→ **Source material**:

● ● ● ● ● ● ●

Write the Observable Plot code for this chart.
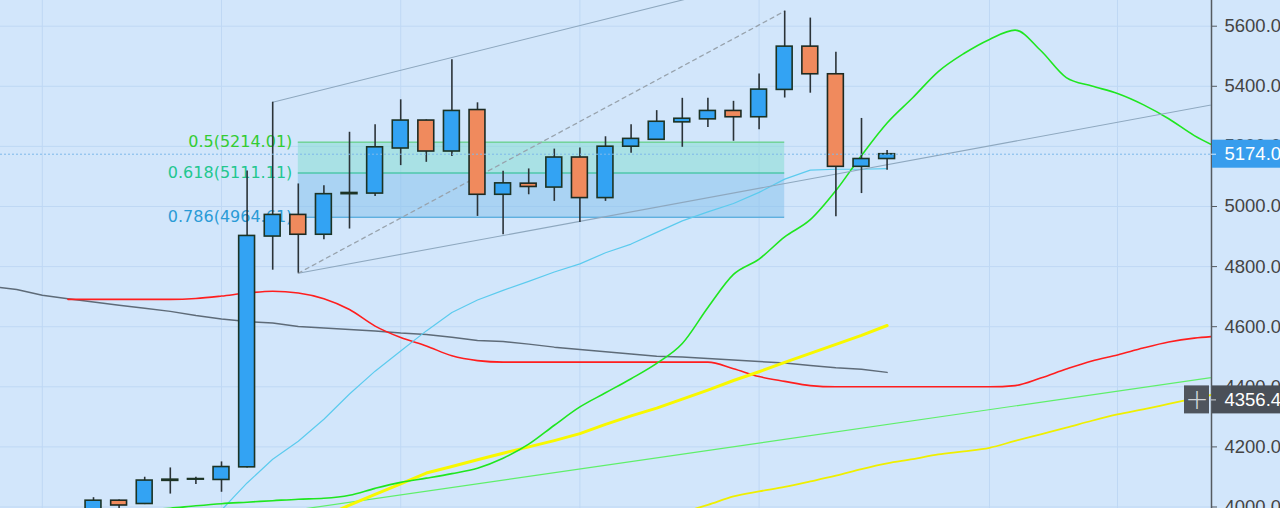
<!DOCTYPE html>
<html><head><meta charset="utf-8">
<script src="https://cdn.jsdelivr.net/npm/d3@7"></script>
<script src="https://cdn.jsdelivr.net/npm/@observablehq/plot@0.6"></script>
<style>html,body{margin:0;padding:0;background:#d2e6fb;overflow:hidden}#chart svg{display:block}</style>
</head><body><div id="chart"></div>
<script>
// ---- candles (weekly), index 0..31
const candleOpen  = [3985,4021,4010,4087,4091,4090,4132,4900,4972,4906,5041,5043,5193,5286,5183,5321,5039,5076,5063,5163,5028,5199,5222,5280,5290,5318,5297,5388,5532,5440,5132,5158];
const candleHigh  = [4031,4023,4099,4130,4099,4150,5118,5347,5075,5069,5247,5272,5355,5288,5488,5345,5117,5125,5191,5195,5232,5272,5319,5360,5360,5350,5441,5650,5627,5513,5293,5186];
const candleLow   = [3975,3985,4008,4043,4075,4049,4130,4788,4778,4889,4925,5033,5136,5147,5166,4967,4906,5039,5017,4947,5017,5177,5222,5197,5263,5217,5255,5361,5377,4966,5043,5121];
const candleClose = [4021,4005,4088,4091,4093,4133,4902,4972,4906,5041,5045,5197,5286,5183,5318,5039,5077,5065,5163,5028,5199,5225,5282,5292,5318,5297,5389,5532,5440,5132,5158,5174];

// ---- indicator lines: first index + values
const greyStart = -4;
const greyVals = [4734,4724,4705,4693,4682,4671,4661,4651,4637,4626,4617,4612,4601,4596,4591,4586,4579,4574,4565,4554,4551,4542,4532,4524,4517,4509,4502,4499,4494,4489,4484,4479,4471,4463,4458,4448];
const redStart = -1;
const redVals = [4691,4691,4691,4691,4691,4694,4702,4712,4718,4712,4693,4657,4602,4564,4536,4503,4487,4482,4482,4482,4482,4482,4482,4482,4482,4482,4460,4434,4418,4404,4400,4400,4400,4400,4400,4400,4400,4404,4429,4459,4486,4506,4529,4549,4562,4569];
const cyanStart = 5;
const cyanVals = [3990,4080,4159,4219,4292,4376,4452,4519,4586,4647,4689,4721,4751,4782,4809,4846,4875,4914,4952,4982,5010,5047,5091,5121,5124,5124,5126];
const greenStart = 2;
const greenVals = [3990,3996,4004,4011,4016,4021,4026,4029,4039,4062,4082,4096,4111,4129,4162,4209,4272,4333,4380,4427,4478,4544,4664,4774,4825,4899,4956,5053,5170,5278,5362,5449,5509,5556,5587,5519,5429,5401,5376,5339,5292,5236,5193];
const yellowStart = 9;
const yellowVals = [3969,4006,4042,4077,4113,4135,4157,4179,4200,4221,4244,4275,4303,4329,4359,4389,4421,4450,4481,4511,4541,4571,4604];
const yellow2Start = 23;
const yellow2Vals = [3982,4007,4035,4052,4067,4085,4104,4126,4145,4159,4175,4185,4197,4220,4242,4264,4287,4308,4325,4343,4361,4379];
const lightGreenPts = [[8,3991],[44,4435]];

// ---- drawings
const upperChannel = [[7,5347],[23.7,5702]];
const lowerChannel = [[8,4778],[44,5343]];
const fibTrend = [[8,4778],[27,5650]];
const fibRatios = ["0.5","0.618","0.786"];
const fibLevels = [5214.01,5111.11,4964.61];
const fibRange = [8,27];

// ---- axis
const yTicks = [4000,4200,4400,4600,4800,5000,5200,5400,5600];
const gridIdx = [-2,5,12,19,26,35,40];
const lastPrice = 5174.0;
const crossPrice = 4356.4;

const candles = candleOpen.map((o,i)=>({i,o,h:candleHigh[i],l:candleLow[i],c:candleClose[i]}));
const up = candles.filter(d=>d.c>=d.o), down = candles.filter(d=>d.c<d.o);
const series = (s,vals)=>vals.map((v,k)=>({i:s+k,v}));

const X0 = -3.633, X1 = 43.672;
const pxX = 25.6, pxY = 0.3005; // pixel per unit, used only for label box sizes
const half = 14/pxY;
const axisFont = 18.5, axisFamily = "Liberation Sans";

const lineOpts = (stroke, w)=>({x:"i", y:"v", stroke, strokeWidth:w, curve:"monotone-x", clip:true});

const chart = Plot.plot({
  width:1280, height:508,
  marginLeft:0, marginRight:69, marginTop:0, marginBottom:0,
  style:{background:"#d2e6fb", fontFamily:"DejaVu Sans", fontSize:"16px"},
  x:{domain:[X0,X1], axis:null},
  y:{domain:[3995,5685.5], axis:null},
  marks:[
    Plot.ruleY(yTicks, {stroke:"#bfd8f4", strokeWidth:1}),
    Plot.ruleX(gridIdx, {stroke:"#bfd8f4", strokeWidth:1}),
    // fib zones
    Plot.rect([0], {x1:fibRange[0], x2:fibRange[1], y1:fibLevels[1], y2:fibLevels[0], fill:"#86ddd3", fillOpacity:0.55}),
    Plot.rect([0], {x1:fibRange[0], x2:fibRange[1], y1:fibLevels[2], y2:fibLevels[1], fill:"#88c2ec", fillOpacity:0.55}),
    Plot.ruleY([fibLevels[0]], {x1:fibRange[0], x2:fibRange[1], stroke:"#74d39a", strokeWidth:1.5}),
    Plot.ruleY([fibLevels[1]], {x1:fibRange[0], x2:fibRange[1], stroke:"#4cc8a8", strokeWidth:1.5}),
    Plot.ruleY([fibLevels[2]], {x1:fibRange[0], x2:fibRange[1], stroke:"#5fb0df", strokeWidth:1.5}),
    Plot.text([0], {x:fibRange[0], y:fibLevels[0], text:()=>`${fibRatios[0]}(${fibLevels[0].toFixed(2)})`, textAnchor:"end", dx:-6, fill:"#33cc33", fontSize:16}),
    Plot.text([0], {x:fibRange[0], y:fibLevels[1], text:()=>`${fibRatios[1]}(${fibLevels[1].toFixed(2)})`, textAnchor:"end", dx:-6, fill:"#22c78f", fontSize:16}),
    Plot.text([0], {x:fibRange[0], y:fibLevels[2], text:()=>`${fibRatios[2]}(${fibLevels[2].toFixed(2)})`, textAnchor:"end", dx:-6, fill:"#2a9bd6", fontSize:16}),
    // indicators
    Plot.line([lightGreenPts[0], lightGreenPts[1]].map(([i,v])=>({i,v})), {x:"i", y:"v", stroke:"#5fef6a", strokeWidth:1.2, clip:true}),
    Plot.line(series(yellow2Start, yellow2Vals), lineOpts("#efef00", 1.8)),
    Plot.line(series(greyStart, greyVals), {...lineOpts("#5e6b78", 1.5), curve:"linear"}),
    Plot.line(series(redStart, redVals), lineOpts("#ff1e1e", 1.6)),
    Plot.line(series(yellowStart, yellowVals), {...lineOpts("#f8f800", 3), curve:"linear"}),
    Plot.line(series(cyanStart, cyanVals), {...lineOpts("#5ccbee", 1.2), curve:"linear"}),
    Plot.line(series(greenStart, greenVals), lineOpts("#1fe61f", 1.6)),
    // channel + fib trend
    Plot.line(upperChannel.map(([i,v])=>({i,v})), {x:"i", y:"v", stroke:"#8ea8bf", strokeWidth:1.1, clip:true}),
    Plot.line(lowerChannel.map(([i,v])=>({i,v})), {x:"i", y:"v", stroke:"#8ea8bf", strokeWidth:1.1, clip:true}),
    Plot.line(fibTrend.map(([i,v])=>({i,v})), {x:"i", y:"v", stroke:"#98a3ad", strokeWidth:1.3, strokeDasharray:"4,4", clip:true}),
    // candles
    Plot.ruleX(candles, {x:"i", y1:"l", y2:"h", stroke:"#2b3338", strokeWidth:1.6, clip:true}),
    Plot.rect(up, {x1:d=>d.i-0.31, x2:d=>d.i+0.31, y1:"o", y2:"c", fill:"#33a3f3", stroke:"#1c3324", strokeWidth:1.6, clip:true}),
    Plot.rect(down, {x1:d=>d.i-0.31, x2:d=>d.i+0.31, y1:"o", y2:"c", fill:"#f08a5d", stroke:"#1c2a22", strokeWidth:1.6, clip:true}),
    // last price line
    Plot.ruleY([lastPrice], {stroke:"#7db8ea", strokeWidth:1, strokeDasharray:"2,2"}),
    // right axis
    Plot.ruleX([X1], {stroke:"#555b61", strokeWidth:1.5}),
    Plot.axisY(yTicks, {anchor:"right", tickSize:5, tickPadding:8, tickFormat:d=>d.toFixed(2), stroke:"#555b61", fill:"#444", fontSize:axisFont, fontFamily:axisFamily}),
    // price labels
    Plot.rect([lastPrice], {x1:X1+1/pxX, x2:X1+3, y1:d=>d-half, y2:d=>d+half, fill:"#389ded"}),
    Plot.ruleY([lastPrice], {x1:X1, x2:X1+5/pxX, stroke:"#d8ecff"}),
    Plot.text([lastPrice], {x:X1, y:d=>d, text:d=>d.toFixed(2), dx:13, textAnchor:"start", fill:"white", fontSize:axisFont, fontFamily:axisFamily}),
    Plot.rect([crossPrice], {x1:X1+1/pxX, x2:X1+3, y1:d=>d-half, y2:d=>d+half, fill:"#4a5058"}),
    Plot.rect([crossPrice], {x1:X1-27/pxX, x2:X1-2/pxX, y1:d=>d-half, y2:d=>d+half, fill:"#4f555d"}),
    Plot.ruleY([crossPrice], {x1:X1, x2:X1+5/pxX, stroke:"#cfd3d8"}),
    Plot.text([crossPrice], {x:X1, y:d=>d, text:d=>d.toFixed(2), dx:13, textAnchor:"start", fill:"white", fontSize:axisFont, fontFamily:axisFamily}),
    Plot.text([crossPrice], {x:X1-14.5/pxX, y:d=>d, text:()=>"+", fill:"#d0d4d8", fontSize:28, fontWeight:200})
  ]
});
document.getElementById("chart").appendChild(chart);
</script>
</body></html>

● ● ● ● ● ● ●

→ **Your goal**: Each line containing "chart" counts once; state the total number of such lines and nothing else.

→ **Response below**: 5